Je pense que oui car les retombées seront sûrement fantastiques. Mais là-bas, la culture est vraiment locale et beaucoup de gens se sont opposés à l’organisation du Mondial. Notamment au niveau du coût. Il préfèrerait recevoir le championnat du monde de Hockey. J’ai envie de dire que la fédération est à fond. Est-ce que ça va marcher? Je ne sais pas mais je l’espère car je sens qu’il y a un vrai potentiel dans le pays. La fédération structure totalement les clubs par niveau actuellement. On pourra faire un bilan dans quelques années je pense.

«Les expatriés ne sont pas assez connus en France. »

Des conseils à donner aux personnes qui aimeraient vivre le «rêve américain»?

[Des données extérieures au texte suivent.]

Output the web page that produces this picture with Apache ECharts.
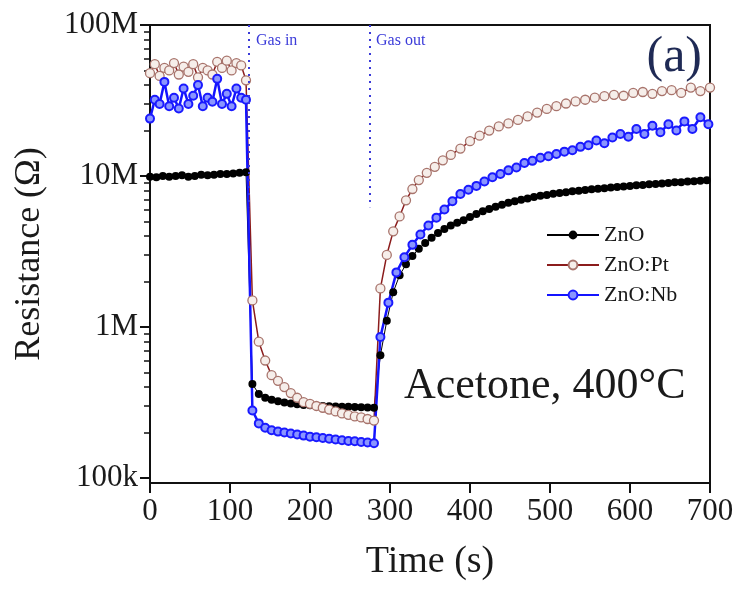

Je n’ai pas vraiment de conseil à donner à part vivez vos rêves! Une aventure comme celle-là, c’est accessible pour tout le monde et je dirais que c’est à faire. On découvre des nouvelles personnes, des nouvelles cultures. Un jour, je rentrerais certainement en France, mais pour l’instant je vis mon rêve américain à fond. Après, il y a l’acclimatation qui compte beaucoup. La plupart des Français que j’ai rencontré m’ont dit: soit tu pars au bout d’une semaine car c’est dur à vivre, soit à l’inverse tu tombes amoureux et tu ne veux plus partir. Il y a du travail à gogo, c’est fantastique. Les postes là-bas sont très stables et tu peux faire carrière des années. Ce qui n’est pas vraiment le cas en Europe. Il y a une seule chose que je ne trouve pas correcte, c’est que les expatriés ne sont pas assez intéressants en France. À l’heure actuelle, on me demande de passer des unités de gestion pour passer mon DES Je gère actuellement des clubs de plus de 4 000 licenciés et il n’y a pas de possibilité de faire l’équivalence de mes diplômes car « les années à l’étranger ne comptent pas » pour les instances françaises

Un dernier mot?

J’aimerais surtout passer un message à la France. À toute ma famille, mes amis, mes proches, mes anciens clubs et leurs dirigeants. J’ai une pensée énorme pour eux et leur donne toute ma force dans cette période difficile. Un grand merci également à Actufoot, et MyCoach qui permettent de faire vivre le pied amateur même dans les moments les plus durs. Vous êtes loin des yeux, mais près du coeur. En espérant, vous revoir le plus vite possible.